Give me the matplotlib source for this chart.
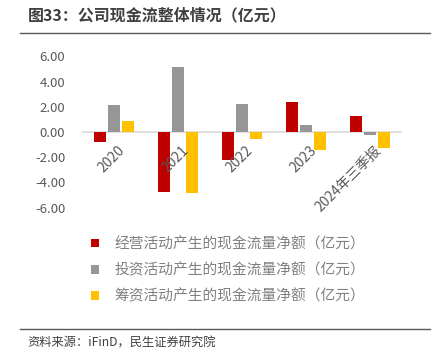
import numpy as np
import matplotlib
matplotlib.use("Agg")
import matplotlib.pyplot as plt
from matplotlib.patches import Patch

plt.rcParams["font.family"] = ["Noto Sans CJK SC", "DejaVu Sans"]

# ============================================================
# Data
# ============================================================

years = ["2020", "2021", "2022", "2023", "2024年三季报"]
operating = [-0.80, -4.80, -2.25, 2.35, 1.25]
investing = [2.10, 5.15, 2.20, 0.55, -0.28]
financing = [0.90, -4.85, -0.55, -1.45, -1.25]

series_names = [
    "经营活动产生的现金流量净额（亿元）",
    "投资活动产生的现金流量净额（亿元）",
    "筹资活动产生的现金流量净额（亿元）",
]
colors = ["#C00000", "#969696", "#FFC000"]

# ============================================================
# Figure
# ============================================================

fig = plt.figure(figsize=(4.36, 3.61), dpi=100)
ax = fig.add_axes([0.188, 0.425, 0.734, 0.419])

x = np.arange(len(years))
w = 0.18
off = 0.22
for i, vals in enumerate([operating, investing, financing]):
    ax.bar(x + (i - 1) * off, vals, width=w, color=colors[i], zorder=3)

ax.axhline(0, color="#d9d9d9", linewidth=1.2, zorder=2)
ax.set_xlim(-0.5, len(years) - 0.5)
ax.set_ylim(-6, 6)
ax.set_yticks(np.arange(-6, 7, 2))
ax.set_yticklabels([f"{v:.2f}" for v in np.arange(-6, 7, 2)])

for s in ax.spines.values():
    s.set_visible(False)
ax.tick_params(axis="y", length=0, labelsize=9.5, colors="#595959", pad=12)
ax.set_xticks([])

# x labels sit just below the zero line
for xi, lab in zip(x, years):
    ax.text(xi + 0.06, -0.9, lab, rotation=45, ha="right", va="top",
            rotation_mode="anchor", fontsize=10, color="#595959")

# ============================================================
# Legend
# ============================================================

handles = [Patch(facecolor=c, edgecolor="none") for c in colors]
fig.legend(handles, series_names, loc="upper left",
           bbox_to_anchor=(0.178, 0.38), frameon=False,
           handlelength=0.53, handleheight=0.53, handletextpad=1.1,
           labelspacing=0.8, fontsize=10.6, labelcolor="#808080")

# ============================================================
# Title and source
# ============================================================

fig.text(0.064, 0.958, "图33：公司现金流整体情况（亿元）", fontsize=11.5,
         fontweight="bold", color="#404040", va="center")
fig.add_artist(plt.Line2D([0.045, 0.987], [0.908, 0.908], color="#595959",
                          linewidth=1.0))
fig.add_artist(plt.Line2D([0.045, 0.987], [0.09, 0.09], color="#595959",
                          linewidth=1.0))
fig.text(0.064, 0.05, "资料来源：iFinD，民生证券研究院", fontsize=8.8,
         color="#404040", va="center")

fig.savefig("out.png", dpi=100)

Exercise requirements. Write out the whole listing exactly, and drop the pictures.

Complete response.
Give me the matplotlib source for this chart.
import numpy as np
import matplotlib
matplotlib.use("Agg")
import matplotlib.pyplot as plt
from matplotlib.patches import Patch

plt.rcParams["font.family"] = ["Noto Sans CJK SC", "DejaVu Sans"]

# ============================================================
# Data
# ============================================================

years = ["2020", "2021", "2022", "2023", "2024年三季报"]
operating = [-0.80, -4.80, -2.25, 2.35, 1.25]
investing = [2.10, 5.15, 2.20, 0.55, -0.28]
financing = [0.90, -4.85, -0.55, -1.45, -1.25]

series_names = [
    "经营活动产生的现金流量净额（亿元）",
    "投资活动产生的现金流量净额（亿元）",
    "筹资活动产生的现金流量净额（亿元）",
]
colors = ["#C00000", "#969696", "#FFC000"]

# ============================================================
# Figure
# ============================================================

fig = plt.figure(figsize=(4.36, 3.61), dpi=100)
ax = fig.add_axes([0.188, 0.425, 0.734, 0.419])

x = np.arange(len(years))
w = 0.18
off = 0.22
for i, vals in enumerate([operating, investing, financing]):
    ax.bar(x + (i - 1) * off, vals, width=w, color=colors[i], zorder=3)

ax.axhline(0, color="#d9d9d9", linewidth=1.2, zorder=2)
ax.set_xlim(-0.5, len(years) - 0.5)
ax.set_ylim(-6, 6)
ax.set_yticks(np.arange(-6, 7, 2))
ax.set_yticklabels([f"{v:.2f}" for v in np.arange(-6, 7, 2)])

for s in ax.spines.values():
    s.set_visible(False)
ax.tick_params(axis="y", length=0, labelsize=9.5, colors="#595959", pad=12)
ax.set_xticks([])

# x labels sit just below the zero line
for xi, lab in zip(x, years):
    ax.text(xi + 0.06, -0.9, lab, rotation=45, ha="right", va="top",
            rotation_mode="anchor", fontsize=10, color="#595959")

# ============================================================
# Legend
# ============================================================

handles = [Patch(facecolor=c, edgecolor="none") for c in colors]
fig.legend(handles, series_names, loc="upper left",
           bbox_to_anchor=(0.178, 0.38), frameon=False,
           handlelength=0.53, handleheight=0.53, handletextpad=1.1,
           labelspacing=0.8, fontsize=10.6, labelcolor="#808080")

# ============================================================
# Title and source
# ============================================================

fig.text(0.064, 0.958, "图33：公司现金流整体情况（亿元）", fontsize=11.5,
         fontweight="bold", color="#404040", va="center")
fig.add_artist(plt.Line2D([0.045, 0.987], [0.908, 0.908], color="#595959",
                          linewidth=1.0))
fig.add_artist(plt.Line2D([0.045, 0.987], [0.09, 0.09], color="#595959",
                          linewidth=1.0))
fig.text(0.064, 0.05, "资料来源：iFinD，民生证券研究院", fontsize=8.8,
         color="#404040", va="center")

fig.savefig("out.png", dpi=100)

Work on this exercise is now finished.